Terrible performance from very simple kernel

I’ve got a trivial kernel I use as part of a larger application. I’m trying to improve performance and was surprised by how poorly this performs.

/// Zero out the given buffer
extern "C" __global__ void clear_buffer(float4* accum_buffer, int n) {
    int i = blockIdx.x * blockDim.x + threadIdx.x;
    if (i < n) {
        accum_buffer[i] = make_float4(0, 0, 0, 0);
    }
}

profiling this in nsight compute tells me that my memory throughput is 18MB/s (that’s megabytes!!)

What’s causing this?

Suggestion: Post complete minimal example code (i.e. buildable & runnable) if you would like others to attempt to reproduce your observations.
Side remark: Make sure you use a release build for performance experiments.

Something is evidently wrong. When I run your kernel using the supplied configuration <<<7975,128>>> on a V100 I get a kernel duration of ~20 microseconds. Your kernel duration of ~60milliseconds suggests you may be timing a debug build, or something else is not working as expected in your setup. (Even when I run a debug build, the 20 microseconds only goes to 80 microseconds). My V100 has about 700-900GB/s of memory throughput, your RTX 2070 max-Q has about 384GB/s of bandwidth, so that only represents about a 2-3x factor.

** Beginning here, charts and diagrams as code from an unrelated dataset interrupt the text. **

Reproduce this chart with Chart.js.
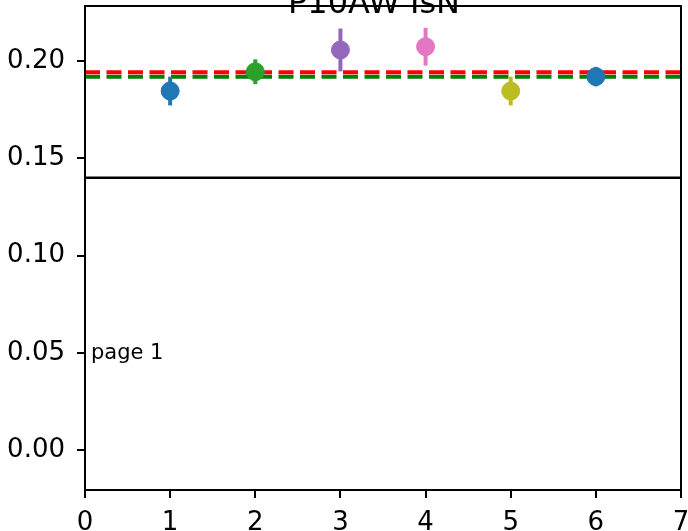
<!DOCTYPE html>
<html>
<head>
<meta charset="utf-8">
<script src="https://cdn.jsdelivr.net/npm/chart.js@4/dist/chart.umd.min.js"></script>
<style>
  html, body { margin: 0; padding: 0; background: #fff; }
  #wrap { width: 688px; height: 531px; }
</style>
</head>
<body>
<div id="wrap"><canvas id="chart" width="688" height="531"></canvas></div>
<script>
// Data
const runs = [1, 2, 3, 4, 5, 6];
const means = [0.1846, 0.1945, 0.2057, 0.2074, 0.1846, 0.1920];
const errors = [0.0074, 0.0064, 0.0110, 0.0097, 0.0074, 0.0050];
const pointColors = ['#1f77b4', '#2ca02c', '#9467bd', '#e377c2', '#bcbd22', '#1f77b4'];
const redLevel = 0.1943;
const greenLevel = 0.1919;
const baseLevel = 0.14;
const xTicks = [0, 1, 2, 3, 4, 5, 6, 7];
const yTicks = [0.00, 0.05, 0.10, 0.15, 0.20];
const titleText = 'P10AW IsN';
const noteText = 'page 1';

const FONT = "'DejaVu Sans', sans-serif";

// Error bars as two-point vertical lines
const errorBarSets = runs.map((x, i) => ({
    type: 'line',
    data: [{ x: x, y: means[i] - errors[i] }, { x: x, y: means[i] + errors[i] }],
    borderColor: pointColors[i],
    borderWidth: 4,
    pointRadius: 0,
    fill: false,
    order: 1
}));

function hline(y, color, width, dash, order) {
    return {
        type: 'line',
        data: [{ x: 0, y: y }, { x: 7, y: y }],
        borderColor: color,
        borderWidth: width,
        borderDash: dash,
        pointRadius: 0,
        fill: false,
        order: order
    };
}

// Axes box, title and note text
const framePlugin = {
    id: 'frame',
    afterDraw(chart) {
        const { ctx, chartArea } = chart;
        const xs = chart.scales.x, ys = chart.scales.y;
        ctx.save();
        ctx.strokeStyle = '#000';
        ctx.lineWidth = 2;
        ctx.strokeRect(chartArea.left, chartArea.top, chartArea.right - chartArea.left, chartArea.bottom - chartArea.top);

        ctx.fillStyle = '#000';
        ctx.font = '32px ' + FONT;
        ctx.textAlign = 'center';
        ctx.textBaseline = 'alphabetic';
        ctx.fillText(titleText, (chartArea.left + chartArea.right) / 2 - 9, 13);

        ctx.font = '21px ' + FONT;
        ctx.textAlign = 'left';
        ctx.textBaseline = 'middle';
        ctx.fillText(noteText, xs.getPixelForValue(0.07), ys.getPixelForValue(0.0495));
        ctx.restore();
    }
};

new Chart(document.getElementById('chart'), {
    type: 'scatter',
    data: {
        datasets: [
            {
                type: 'scatter',
                data: runs.map((x, i) => ({ x: x, y: means[i] })),
                pointBackgroundColor: pointColors,
                pointBorderColor: pointColors,
                pointRadius: 9,
                pointBorderWidth: 1,
                order: 0
            },
            ...errorBarSets,
            hline(redLevel, '#ff0000', 4, [15, 6.5], 2),
            hline(greenLevel, '#008000', 4, [15, 6.5], 3),
            hline(baseLevel, '#000000', 2.3, [], 4)
        ]
    },
    options: {
        responsive: false,
        animation: false,
        layout: { autoPadding: false, padding: { top: 6, right: 7, left: 0, bottom: 0 } },
        plugins: {
            legend: { display: false },
            tooltip: { enabled: false }
        },
        scales: {
            x: {
                type: 'linear',
                min: 0,
                max: 7,
                afterBuildTicks: s => { s.ticks = xTicks.map(v => ({ value: v })); },
                afterFit: s => { s.height = 41; s.paddingLeft = 0; s.paddingRight = 0; },
                grid: { drawOnChartArea: false, color: '#000', lineWidth: 2, tickLength: 8 },
                border: { display: false },
                ticks: {
                    color: '#000',
                    font: { family: FONT, size: 26 },
                    padding: 10,
                    maxRotation: 0,
                    autoSkip: false,
                    callback: v => String(v)
                }
            },
            y: {
                type: 'linear',
                min: -0.0205,
                max: 0.2283,
                afterBuildTicks: s => { s.ticks = yTicks.map(v => ({ value: v })); },
                afterFit: s => { s.width = 85; s.paddingTop = 0; s.paddingBottom = 0; },
                grid: { drawOnChartArea: false, color: '#000', lineWidth: 2, tickLength: 8 },
                border: { display: false },
                ticks: {
                    color: '#000',
                    font: { family: FONT, size: 26 },
                    padding: 12,
                    autoSkip: false,
                    callback: v => v.toFixed(2)
                }
            }
        }
    },
    plugins: [framePlugin]
});
</script>
</body>
</html>
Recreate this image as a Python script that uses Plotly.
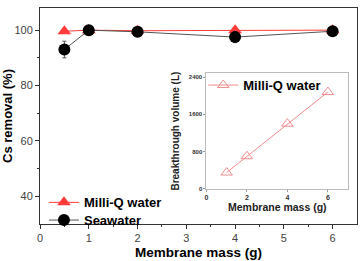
import plotly.graph_objects as go

mass = [0.5, 1, 2, 4, 6]
milliq_removal = [99.6, 100, 99.8, 100, 100]
sea_removal = [93.0, 100, 99.4, 97.5, 99.6]
sea_err = [3.0, 0.5, 0.6, 2.0, 0.5]
milliq_err = [0.3, 0.3, 0.3, 0.3, 0.3]

inset_mass = [1, 2, 4, 6]
breakthrough = [350, 700, 1400, 2080]

red = "#ff3b3b"
pink = "#f28b8b"

fig = go.Figure()
fig.add_trace(go.Scatter(
    x=mass, y=milliq_removal, name="<b>Milli-Q water</b>", mode="lines+markers",
    line=dict(color=red, width=1),
    marker=dict(symbol="triangle-up", size=12, color=red),
    error_y=dict(type="data", array=milliq_err, color=red, thickness=1, width=2),
))
fig.add_trace(go.Scatter(
    x=mass, y=sea_removal, name="<b>Seawater</b>", mode="lines+markers", legend="legend3",
    line=dict(color="#555555", width=1),
    marker=dict(symbol="circle", size=12, color="black"),
    error_y=dict(type="data", array=sea_err, color="#555555", thickness=1, width=2),
))
fig.add_trace(go.Scatter(
    x=inset_mass, y=breakthrough, name="<b>Milli-Q water</b>", mode="lines+markers",
    xaxis="x2", yaxis="y2", legend="legend2",
    line=dict(color=pink, width=1),
    marker=dict(symbol="triangle-up-open", size=10, color=pink, line=dict(width=1)),
))

fig.update_layout(
    width=361, height=261,
    margin=dict(l=38, r=3, t=8, b=32),
    plot_bgcolor="white", paper_bgcolor="white",
    font=dict(family="Liberation Sans, Arial", color="#333333"),
    xaxis=dict(
        range=[0, 6.5], tickvals=[0, 1, 2, 3, 4, 5, 6], showgrid=False, zeroline=False,
        showline=True, linecolor="#333333", linewidth=1, mirror=True,
        ticks="outside", ticklen=4, tickcolor="#333333", tickfont=dict(size=11, color="#444"),
        minor=dict(tickvals=[0.5, 1.5, 2.5, 3.5, 4.5, 5.5], ticks="outside", ticklen=2, tickcolor="#333333"),
        title=dict(text="<b>Membrane mass (g)</b>", font=dict(size=13.5, color="black"), standoff=4),
    ),
    yaxis=dict(
        range=[30, 108], tickvals=[40, 60, 80, 100], showgrid=False, zeroline=False,
        showline=True, linecolor="#333333", linewidth=1, mirror=True,
        ticks="outside", ticklen=4, tickcolor="#333333", tickfont=dict(size=11, color="#444"),
        minor=dict(tickvals=[50, 70, 90], ticks="outside", ticklen=2, tickcolor="#333333"),
        title=dict(text="<b>Cs removal (%)</b>", font=dict(size=13, color="black"), standoff=2),
    ),
    xaxis2=dict(
        domain=[0.525, 0.972], anchor="y2", range=[0, 7], tickvals=[0, 2, 4, 6],
        ticktext=["<b>0</b>", "<b>2</b>", "<b>4</b>", "<b>6</b>"],
        showgrid=False, zeroline=False, showline=True, linecolor="#bbbbbb", mirror=True,
        ticks="outside", ticklen=2, tickcolor="#999", tickfont=dict(size=7, color="#333"),
        title=dict(text="<b>Membrane mass (g)</b>", font=dict(size=10.5, color="#222"), standoff=2),
    ),
    yaxis2=dict(
        domain=[0.163, 0.697], anchor="x2", range=[0, 2480], tickvals=[0, 800, 1600, 2400],
        ticktext=["<b>0</b>", "<b>800</b>", "<b>1600</b>", "<b>2400</b>"],
        showgrid=False, zeroline=False, showline=True, linecolor="#bbbbbb", mirror=True,
        ticks="outside", ticklen=2, tickcolor="#999", tickfont=dict(size=6, color="#333"),
        title=dict(text="<b>Breakthrough volume (L)</b>", font=dict(size=10, color="#222"), standoff=7),
    ),
    legend=dict(x=0.0125, y=0.1, xanchor="left", yanchor="middle", bgcolor="rgba(0,0,0,0)",
                font=dict(size=13, color="black"), itemwidth=30),
    legend3=dict(x=0.0125, y=0.018, xanchor="left", yanchor="middle", bgcolor="rgba(0,0,0,0)",
                 font=dict(size=13, color="black"), itemwidth=30),
    legend2=dict(x=0.515, y=0.643, xanchor="left", yanchor="middle", bgcolor="rgba(0,0,0,0)",
                 font=dict(size=13, color="black"), itemwidth=30),
    showlegend=True,
)

fig.write_html("out.html")
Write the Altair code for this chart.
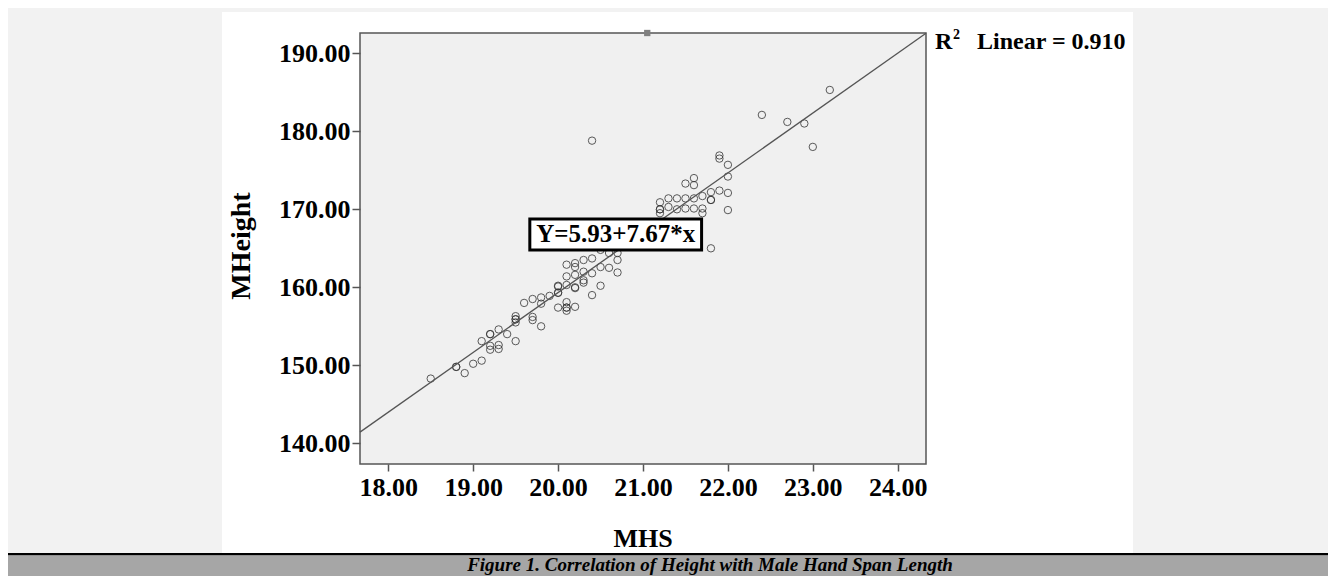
import altair as alt
import pandas as pd

# ---- data ----
mhs = [
    18.5, 18.8, 18.8, 18.9, 19.0, 19.1, 19.1, 19.2, 19.2, 19.2, 19.2, 19.3, 19.3, 19.3,
    19.4, 19.5, 19.5, 19.5, 19.5, 19.5, 19.6, 19.7, 19.7, 19.7, 19.8, 19.8, 19.8, 19.9,
    20.0, 20.0, 20.0, 20.0, 20.1, 20.1, 20.1, 20.1, 20.1, 20.2, 20.2, 20.3,
    20.1, 20.2, 20.3, 20.4, 20.5, 20.6, 20.7, 20.7, 20.5, 20.6, 20.4, 20.7, 20.5, 20.3,
    20.2, 20.0, 20.4, 20.2, 20.1, 20.3, 20.2,
    20.8, 20.9, 21.0, 21.1,
    21.2, 21.3, 21.4, 21.5, 21.2, 21.2, 21.3, 21.5, 21.5, 21.6, 21.6, 21.6, 21.6, 21.7,
    21.7, 21.7, 21.8, 21.8, 21.8, 21.8, 21.9, 21.9, 21.9, 22.0, 22.0, 22.0, 22.0, 21.2,
    21.4, 22.4, 22.7, 22.9, 23.0, 23.2, 20.4,
]
mheight = [
    148.3, 149.8, 149.8, 149.0, 150.2, 150.6, 153.1, 154.0, 154.0, 152.0, 152.5, 152.1, 152.6, 154.6,
    154.0, 153.1, 155.5, 155.9, 155.9, 156.3, 158.0, 158.5, 155.8, 156.2, 155.0, 158.7, 157.9, 158.9,
    160.2, 159.3, 159.3, 157.4, 157.4, 157.4, 157.0, 158.1, 161.4, 159.9, 157.5, 160.6,
    162.9, 163.1, 163.5, 163.7, 164.8, 164.4, 164.4, 163.5, 162.6, 162.5, 161.8, 161.9, 160.2, 160.9,
    160.0, 160.1, 159.0, 161.6, 160.3, 162.0, 162.6,
    165.8, 166.5, 167.2, 168.0,
    170.9, 171.4, 171.4, 171.4, 170.0, 170.0, 170.3, 173.3, 170.1, 174.0, 173.1, 171.4, 170.1, 171.7,
    170.1, 169.5, 172.2, 171.2, 171.2, 165.0, 172.4, 176.9, 176.5, 175.7, 174.2, 172.1, 169.9, 169.5,
    170.0, 182.1, 181.2, 181.0, 178.0, 185.3, 178.8,
]
x_ticks = [18, 19, 20, 21, 22, 23, 24]
y_ticks = [140, 150, 160, 170, 180, 190]
x_domain = [17.667, 24.333]
y_domain = [137.35, 192.6]
intercept = 5.93
slope = 7.67
r2_text = "Linear = 0.910"
eq_text = "Y=5.93+7.67*x"
eq_box_x = [19.667, 21.69]
eq_box_y = [164.78, 168.76]
marker_x = [21.05]

points = pd.DataFrame({"MHS": mhs, "MHeight": mheight})
line_df = pd.DataFrame({
    "MHS": x_domain,
    "MHeight": [intercept + slope * v for v in x_domain],
})
box_df = pd.DataFrame({"x1": [eq_box_x[0]], "x2": [eq_box_x[1]],
                       "y1": [eq_box_y[0]], "y2": [eq_box_y[1]],
                       "tx": [sum(eq_box_x) / 2], "ty": [sum(eq_box_y) / 2],
                       "t": [eq_text]})
marker_df = pd.DataFrame({"MHS": marker_x, "MHeight": [y_domain[1]]})
one = pd.DataFrame({"a": [0]})

SERIF = "Liberation Serif"
W, H = 566, 431

xs = alt.Scale(domain=x_domain, nice=False, zero=False)
ys = alt.Scale(domain=y_domain, nice=False, zero=False)

x_axis = alt.Axis(values=x_ticks, format=".2f", title=None, grid=False, domain=False,
                  tickSize=7, tickWidth=1.5, tickColor="#555555", labelFont=SERIF,
                  labelFontSize=26, labelFontWeight="bold", labelColor="black",
                  labelPadding=3, zindex=1, labelFlush=False)
y_axis = alt.Axis(values=y_ticks, format=".2f", title=None, grid=False, domain=False,
                  tickSize=8, tickWidth=1.5, tickColor="#555555", labelFont=SERIF,
                  labelFontSize=26, labelFontWeight="bold", labelColor="black",
                  labelPadding=2, zindex=1, labelFlush=False)


def prect(x1, x2, y1, y2, **kw):
    return alt.Chart(one).mark_rect(**kw).encode(
        x=alt.value(x1), x2=alt.value(x2), y=alt.value(y1), y2=alt.value(y2))


def ptext(txt, x, y, **kw):
    return alt.Chart(one).mark_text(**kw).encode(
        x=alt.value(x), y=alt.value(y), text=alt.value(txt))


panel = prect(-138, 773, -21, 520, color="white")
black_line = prect(-352, 968, 520, 522.5, color="black")
band = prect(-352, 968, 522.5, 543, color="#a6a6a6")
plot_bg = prect(0, W, 0, H, fill="#f0f0f0", stroke="#555555", strokeWidth=1.5)

pts = alt.Chart(points).mark_point(shape="circle", filled=False, size=55,
                                   stroke="#333333", strokeWidth=1, opacity=0.8).encode(
    x=alt.X("MHS:Q", scale=xs, axis=x_axis),
    y=alt.Y("MHeight:Q", scale=ys, axis=y_axis),
)
fit = alt.Chart(line_df).mark_line(color="#555555", strokeWidth=1.3).encode(
    x=alt.X("MHS:Q", scale=xs), y=alt.Y("MHeight:Q", scale=ys))

box = alt.Chart(box_df).mark_rect(fill="white", stroke="black", strokeWidth=3).encode(
    x=alt.X("x1:Q", scale=xs), x2="x2:Q", y=alt.Y("y1:Q", scale=ys), y2="y2:Q")
box_text = alt.Chart(box_df).mark_text(font=SERIF, fontSize=25, fontWeight="bold",
                                       color="black", baseline="middle").encode(
    x=alt.X("tx:Q", scale=xs), y=alt.Y("ty:Q", scale=ys), text="t:N")

marker = alt.Chart(marker_df).mark_square(size=40, color="#808080", opacity=1).encode(
    x=alt.X("MHS:Q", scale=xs), y=alt.Y("MHeight:Q", scale=ys))

r_txt = ptext("R", 575, 16, font=SERIF, fontSize=24, fontWeight="bold", align="left",
              baseline="alphabetic", color="black")
sup_txt = ptext("2", 593, 6, font=SERIF, fontSize=14, fontWeight="bold", align="left",
                baseline="alphabetic", color="black")
lin_txt = ptext(r2_text, 617, 16, font=SERIF, fontSize=24, fontWeight="bold", align="left",
                baseline="alphabetic", color="black")
xtitle = ptext("MHS", 283, 506, font=SERIF, fontSize=26, fontWeight="bold",
               align="center", baseline="middle", color="black")
ytitle = ptext("MHeight", -118, 213, font=SERIF, fontSize=28, fontWeight="bold",
               align="center", baseline="middle", angle=270, color="black")
caption = ptext("Figure 1. Correlation of Height with Male Hand Span Length", 350, 532,
                font=SERIF, fontSize=19, fontWeight="bold", fontStyle="italic",
                align="center", baseline="middle", color="black")

chart = alt.layer(
    panel, black_line, band, plot_bg, pts, fit, box, box_text, marker,
    r_txt, sup_txt, lin_txt, xtitle, ytitle, caption,
).properties(
    width=W, height=H, autosize="none",
    padding={"left": 352, "top": 25, "right": 402, "bottom": 112},
    background="#f2f2f2",
).configure_view(strokeWidth=0)

chart.save("out.html", embed_options={"renderer": "svg", "actions": False})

Probably need more information, or you may need to simplify (divide and conquer) your test case to find the culprit.

Thanks for the help! I was in the process of isolating that kernel in a simple C++ program following njuffa’s advice. The actual program this is a part of is a large Rust program running a sequence of kernels so extracting exactly what’s happening will be more difficult.

In isolating it to a simpler C++ version:

extern "C" __global__ void clear_buffer(float4* accum_buffer, int n) {
    int i = blockIdx.x * blockDim.x + threadIdx.x;
    if (i < n) {
        accum_buffer[i] = make_float4(0, 0, 0, 0);
    }
}

int main() {
    float4* buffer;
    int grid_size = 7579;
    int block_size = 128;
    int n = grid_size * block_size;

    cudaMalloc(&buffer, n * 4 * sizeof(float));
    
    clear_buffer<<<grid_size, block_size>>>(buffer, n);

    cudaFree(buffer);
}

I was indeed using -G instead of --generate-line-info. Fixing that gives me ~347GB/s as expected.

Doing the same thing in my actual program still only nets me 1.5GB/s and a total execution time of 1.2ms as opposed to 42us in the extracted version.

Inspecting the PTX of both versions shows identical code (modulo names), so I guess it must be how I’m running it in the larger program?

For context, I’m seeing abysmal memory throughput on my other kernels as well, this one just seemed like a good starting point as it was so simple.

I’m a bit of a noob here - I don’t really know what sort of things to consider when looking at the rest of my code to understand what’s going on. What sort of things could potentially cause this?

Version in main program:
clear_buffer.pdf (994.7 KB)

Extracted version:
simple.pdf (984.7 KB)

It’s possible that compute kernels are being “interrupted” i.e. context-switched with graphics tasks as needed by your RTX 2070 Max-Q notebook GPU which is running in WDDM mode and must service a display.

I generally don’t have an expectation of hard performance guarantees on any GPU that is also servicing a display. Even if you think your GPU is not servicing a display, if it is in WDDM mode, than it is under the direct control of windows and will be expected to service graphics tasks, from time to time.

My guess is that most likely it will be necessary for you to do divide-and-conquer to discover what components (even if it is just overall application run-time) which are necessary to result in the perf reduction. As already indicated, providing a short complete test case here may also get you useful advice.